# [Instructions for the task]
Reproduce the material below line by line, beginning with its first line and ending with the line that contains "plt.rcParams['font.family'] = ['Liberation"; leave out pictures.

----------

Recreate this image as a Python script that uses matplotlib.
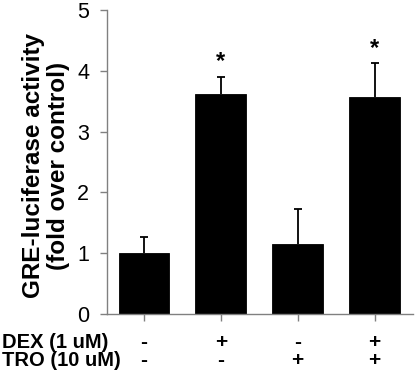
import numpy as np
import matplotlib
matplotlib.use('Agg')
import matplotlib.pyplot as plt

plt.rcParams['font.family'] = ['Liberation Sans', 'DejaVu Sans']

# data
groups = ['ctrl', 'DEX', 'TRO', 'DEX+TRO']
activity = [1.00, 3.62, 1.16, 3.56]
err_up = [0.27, 0.28, 0.56, 0.56]
stars = ['', '*', '', '*']
dex_row = ['-', '+', '-', '+']
tro_row = ['-', '-', '+', '+']
row_labels = ['DEX (1 uM)', 'TRO (10 uM)']


def make_plot():
    fig = plt.figure(figsize=(4.15, 3.78), dpi=100)
    ax = fig.add_axes([0.258, 0.169, 0.737, 0.805])

    x = np.arange(len(groups))
    ax.bar(x, activity, width=0.66, color='black', edgecolor='black', linewidth=0.6, zorder=2)
    eb = ax.errorbar(x, activity, yerr=[np.zeros(len(x)), err_up], fmt='none',
                     ecolor='black', elinewidth=1.3, capsize=3, capthick=1.3, zorder=3)
    # hide the zero-length lower caps sitting on the bar tops
    caps = eb.lines[1]
    if len(caps) > 1:
        caps[0].set_visible(False)

    for xi, top, s in zip(x, np.array(activity) + np.array(err_up), stars):
        if s:
            ax.text(xi, top + 0.25, s, ha='center', va='center', fontsize=17, fontweight='bold')

    ax.set_xlim(-0.48, 3.5)
    ax.set_ylim(0, 5)
    ax.set_yticks(range(6))
    ax.set_xticks(x)
    ax.set_xticklabels([])
    ax.tick_params(axis='y', labelsize=15.5, length=5, width=1, color='#808080', pad=8)
    ax.tick_params(axis='x', length=5, width=1, color='#808080')
    for side in ['top', 'right']:
        ax.spines[side].set_visible(False)
    for side in ['left', 'bottom']:
        ax.spines[side].set_color('#808080')
        ax.spines[side].set_linewidth(1)

    fig.text(46 / 415, 1 - 166 / 378, 'GRE-luciferase activity\n(fold over control)',
             rotation=90, ha='center', va='center', multialignment='center',
             fontsize=17.5, fontweight='bold', linespacing=1.1)

    # treatment table under the axis
    trans = matplotlib.transforms.blended_transform_factory(ax.transData, fig.transFigure)
    for row, lab, yy in [(dex_row, row_labels[0], 1 - 343 / 378), (tro_row, row_labels[1], 1 - 361 / 378)]:
        fig.text(2 / 415, yy, lab, ha='left', va='center', fontsize=14.5, fontweight='bold')
        for xi, s in zip(x, row):
            ax.text(xi, yy, s, transform=trans, ha='center', va='center',
                    fontsize=15, fontweight='bold')

    fig.savefig('out.png', dpi=100)


if __name__ == '__main__':
    make_plot()
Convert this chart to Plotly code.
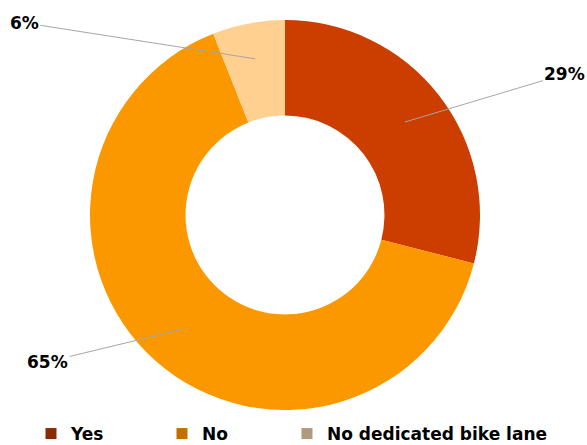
import numpy as np
import plotly.graph_objects as go

labels = ["Yes", "No", "No dedicated bike lane"]
values = [29, 65, 6]
colors = ["#CC3D00", "#FB9800", "#FFD08F"]
legend_colors = ["#8A2A06", "#C47000", "#B09A7C"]

W, H = 587, 445
dom_x = [90 / W, 480 / W]
dom_y = [1 - 410 / H, 1 - 20 / H]
hole = 0.51
FONT = "DejaVu Sans"

fig = go.Figure(go.Pie(
    labels=labels, values=values, hole=hole, sort=False,
    direction="clockwise", rotation=0, showlegend=False,
    domain=dict(x=dom_x, y=dom_y),
    marker=dict(colors=colors, line=dict(color="rgba(0,0,0,0)", width=0)),
    textinfo="none", hoverinfo="label+percent",
))

# leader-line anchor points computed from the data (mid-angle of each slice, mid ring)
frac = np.array(values) / np.sum(values)
mid = (np.cumsum(frac) - frac / 2) * 2 * np.pi
cx, cy = (dom_x[0] + dom_x[1]) / 2 * W, (1 - (dom_y[0] + dom_y[1]) / 2) * H
R = min((dom_x[1] - dom_x[0]) * W, (dom_y[1] - dom_y[0]) * H) / 2
rmid = R * (1 + hole) / 2 * np.array([1.03, 1.03, 1.08])
px = cx + rmid * np.sin(mid)
py = cy - rmid * np.cos(mid)
offsets = [(160, -48), (-137, 33), (-231, -36)]
for v, x, y, (ax, ay) in zip(values, px, py, offsets):
    fig.add_annotation(
        x=x / W, y=1 - y / H, xref="paper", yref="paper",
        text=f"<b>{v}%</b>", showarrow=True, arrowhead=0, arrowwidth=1,
        arrowcolor="#A6A6A6", ax=ax, ay=ay, standoff=0,
        font=dict(family=FONT, size=17, color="#000000"),
    )

# legend: one legend per category so the spacing matches the reference
legend_x = [31, 162, 287]
legend_ids = ["legend", "legend2", "legend3"]
for lab, col, lid in zip(labels, legend_colors, legend_ids):
    fig.add_trace(go.Scatter(
        x=[None], y=[None], mode="markers", name=f"<b>{lab}</b>",
        marker=dict(symbol="square", size=11, color=col),
        legend=lid, showlegend=True, hoverinfo="skip",
    ))

leg_common = dict(orientation="h", yanchor="middle", y=1 - 434 / H, xanchor="left",
                  font=dict(family=FONT, size=17, color="#000000"),
                  itemwidth=30, bgcolor="rgba(0,0,0,0)")
layout_legends = {}
for lid, lx in zip(legend_ids, legend_x):
    layout_legends[lid] = dict(leg_common, x=lx / W)

fig.update_layout(
    width=W, height=H, margin=dict(l=0, r=0, t=0, b=0, autoexpand=False),
    paper_bgcolor="white", plot_bgcolor="white",
    xaxis=dict(visible=False), yaxis=dict(visible=False),
    **layout_legends,
)
fig.write_html("out.html", config={"displayModeBar": False},
               post_script="document.body.style.margin='0';")
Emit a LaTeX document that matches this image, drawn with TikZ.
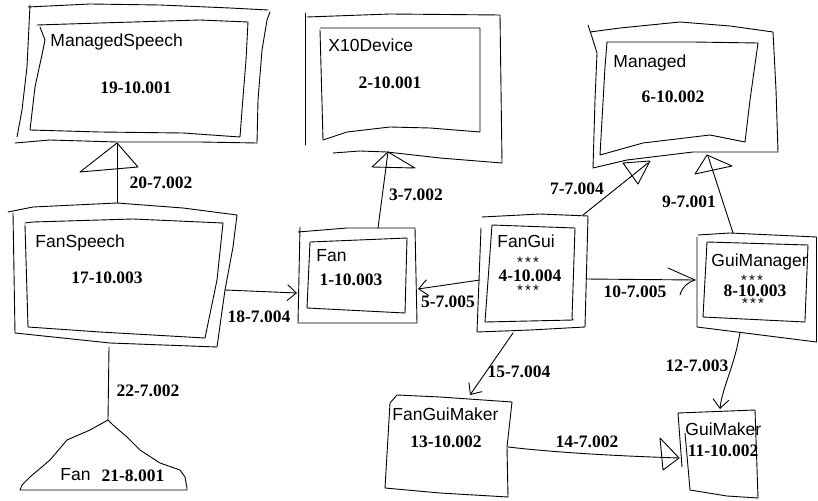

----------

# [Correct output]
Recreate this image as a Python script that uses matplotlib.
import numpy as np
import matplotlib
matplotlib.use('Agg')
import matplotlib.pyplot as plt

plt.rcParams['font.family'] = ['Liberation Sans', 'DejaVu Sans']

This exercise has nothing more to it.